▶ EXERCISE TASK
Work out how many lines in the data hold the word "matplotlib", and reply with that number only.

▶ MATERIAL PROVIDED
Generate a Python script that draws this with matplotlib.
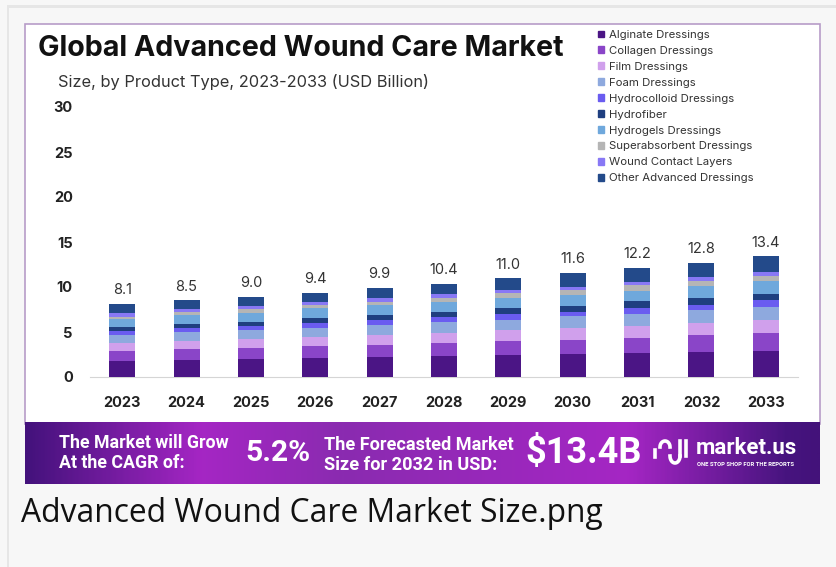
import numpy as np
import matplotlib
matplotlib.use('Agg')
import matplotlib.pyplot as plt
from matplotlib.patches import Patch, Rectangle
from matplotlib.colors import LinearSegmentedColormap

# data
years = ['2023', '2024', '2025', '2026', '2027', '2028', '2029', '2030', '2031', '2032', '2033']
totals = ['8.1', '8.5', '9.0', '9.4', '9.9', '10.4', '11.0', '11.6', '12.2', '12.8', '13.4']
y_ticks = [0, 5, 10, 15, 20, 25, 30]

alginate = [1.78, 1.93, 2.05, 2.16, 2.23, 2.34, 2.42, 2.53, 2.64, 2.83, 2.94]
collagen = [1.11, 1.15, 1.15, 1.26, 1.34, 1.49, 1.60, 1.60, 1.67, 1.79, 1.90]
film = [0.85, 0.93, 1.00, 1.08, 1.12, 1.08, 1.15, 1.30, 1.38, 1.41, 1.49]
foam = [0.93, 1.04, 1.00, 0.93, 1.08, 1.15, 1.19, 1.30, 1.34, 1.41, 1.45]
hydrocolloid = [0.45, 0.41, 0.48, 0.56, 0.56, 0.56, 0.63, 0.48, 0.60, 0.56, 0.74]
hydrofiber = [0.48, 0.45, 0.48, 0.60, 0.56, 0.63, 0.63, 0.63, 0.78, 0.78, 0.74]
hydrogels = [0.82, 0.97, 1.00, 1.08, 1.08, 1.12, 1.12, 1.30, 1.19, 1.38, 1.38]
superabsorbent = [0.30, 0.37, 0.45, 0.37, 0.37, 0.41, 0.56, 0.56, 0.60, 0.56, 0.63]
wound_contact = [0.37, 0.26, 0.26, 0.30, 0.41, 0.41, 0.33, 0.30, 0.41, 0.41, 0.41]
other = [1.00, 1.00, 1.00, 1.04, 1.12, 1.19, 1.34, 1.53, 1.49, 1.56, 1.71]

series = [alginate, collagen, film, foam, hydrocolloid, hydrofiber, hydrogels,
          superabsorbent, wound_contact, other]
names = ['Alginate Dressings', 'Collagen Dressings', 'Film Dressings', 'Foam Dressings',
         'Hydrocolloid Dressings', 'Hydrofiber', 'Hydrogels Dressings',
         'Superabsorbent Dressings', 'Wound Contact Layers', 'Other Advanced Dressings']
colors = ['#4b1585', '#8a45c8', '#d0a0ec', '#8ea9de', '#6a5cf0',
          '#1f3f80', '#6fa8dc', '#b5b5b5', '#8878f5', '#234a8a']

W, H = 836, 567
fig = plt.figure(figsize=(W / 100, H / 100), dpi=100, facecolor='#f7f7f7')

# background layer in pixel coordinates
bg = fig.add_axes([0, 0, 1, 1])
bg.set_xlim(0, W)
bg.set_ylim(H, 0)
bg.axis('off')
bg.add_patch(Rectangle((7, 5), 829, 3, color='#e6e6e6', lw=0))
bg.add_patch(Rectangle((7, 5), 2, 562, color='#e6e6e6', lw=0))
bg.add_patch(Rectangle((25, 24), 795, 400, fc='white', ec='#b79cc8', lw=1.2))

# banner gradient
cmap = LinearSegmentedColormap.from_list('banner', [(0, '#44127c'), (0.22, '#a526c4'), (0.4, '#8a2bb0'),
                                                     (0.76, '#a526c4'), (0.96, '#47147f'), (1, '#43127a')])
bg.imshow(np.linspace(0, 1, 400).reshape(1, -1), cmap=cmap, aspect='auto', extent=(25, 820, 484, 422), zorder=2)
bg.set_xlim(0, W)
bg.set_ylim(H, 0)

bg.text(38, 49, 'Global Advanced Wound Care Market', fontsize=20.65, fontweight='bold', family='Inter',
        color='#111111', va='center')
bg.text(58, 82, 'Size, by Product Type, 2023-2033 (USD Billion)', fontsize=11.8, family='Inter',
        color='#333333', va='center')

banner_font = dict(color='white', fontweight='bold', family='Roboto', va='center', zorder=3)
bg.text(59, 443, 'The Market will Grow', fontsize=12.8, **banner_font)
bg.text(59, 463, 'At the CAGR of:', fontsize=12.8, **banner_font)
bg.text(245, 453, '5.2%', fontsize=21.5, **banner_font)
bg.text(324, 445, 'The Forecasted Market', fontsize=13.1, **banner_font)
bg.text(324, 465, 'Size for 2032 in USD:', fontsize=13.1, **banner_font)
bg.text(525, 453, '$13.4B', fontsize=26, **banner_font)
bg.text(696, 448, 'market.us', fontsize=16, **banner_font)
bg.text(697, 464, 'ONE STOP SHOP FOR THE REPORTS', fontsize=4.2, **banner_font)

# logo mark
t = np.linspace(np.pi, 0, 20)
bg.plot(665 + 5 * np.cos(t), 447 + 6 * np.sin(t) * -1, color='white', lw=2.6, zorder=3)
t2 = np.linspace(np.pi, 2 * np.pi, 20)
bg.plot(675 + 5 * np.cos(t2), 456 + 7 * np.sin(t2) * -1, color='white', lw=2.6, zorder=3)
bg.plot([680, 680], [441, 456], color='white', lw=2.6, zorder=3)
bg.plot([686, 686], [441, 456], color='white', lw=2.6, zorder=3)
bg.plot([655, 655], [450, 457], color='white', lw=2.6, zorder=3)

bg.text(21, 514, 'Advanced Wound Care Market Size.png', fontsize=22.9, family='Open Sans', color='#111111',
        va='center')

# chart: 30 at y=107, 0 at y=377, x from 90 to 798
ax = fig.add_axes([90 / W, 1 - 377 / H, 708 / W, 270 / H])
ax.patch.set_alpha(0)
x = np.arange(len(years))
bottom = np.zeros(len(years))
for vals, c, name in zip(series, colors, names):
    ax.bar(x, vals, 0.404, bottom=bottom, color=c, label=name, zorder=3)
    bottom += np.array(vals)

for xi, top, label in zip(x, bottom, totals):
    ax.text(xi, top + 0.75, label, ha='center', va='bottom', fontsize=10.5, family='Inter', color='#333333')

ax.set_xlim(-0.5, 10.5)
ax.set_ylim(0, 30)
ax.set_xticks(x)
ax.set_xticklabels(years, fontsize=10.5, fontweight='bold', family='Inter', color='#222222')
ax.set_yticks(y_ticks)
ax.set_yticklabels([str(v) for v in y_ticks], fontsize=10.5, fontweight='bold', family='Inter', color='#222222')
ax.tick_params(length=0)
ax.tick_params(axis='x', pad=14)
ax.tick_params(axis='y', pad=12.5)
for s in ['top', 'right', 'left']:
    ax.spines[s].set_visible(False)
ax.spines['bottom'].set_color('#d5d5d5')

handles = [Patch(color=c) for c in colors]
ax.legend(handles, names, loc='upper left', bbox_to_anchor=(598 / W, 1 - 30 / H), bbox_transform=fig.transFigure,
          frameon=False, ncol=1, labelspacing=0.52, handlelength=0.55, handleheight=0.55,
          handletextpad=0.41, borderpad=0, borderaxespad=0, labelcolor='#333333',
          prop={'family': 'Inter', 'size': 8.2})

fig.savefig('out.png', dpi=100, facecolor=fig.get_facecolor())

▶ ANSWER TO THE PROBLEM
6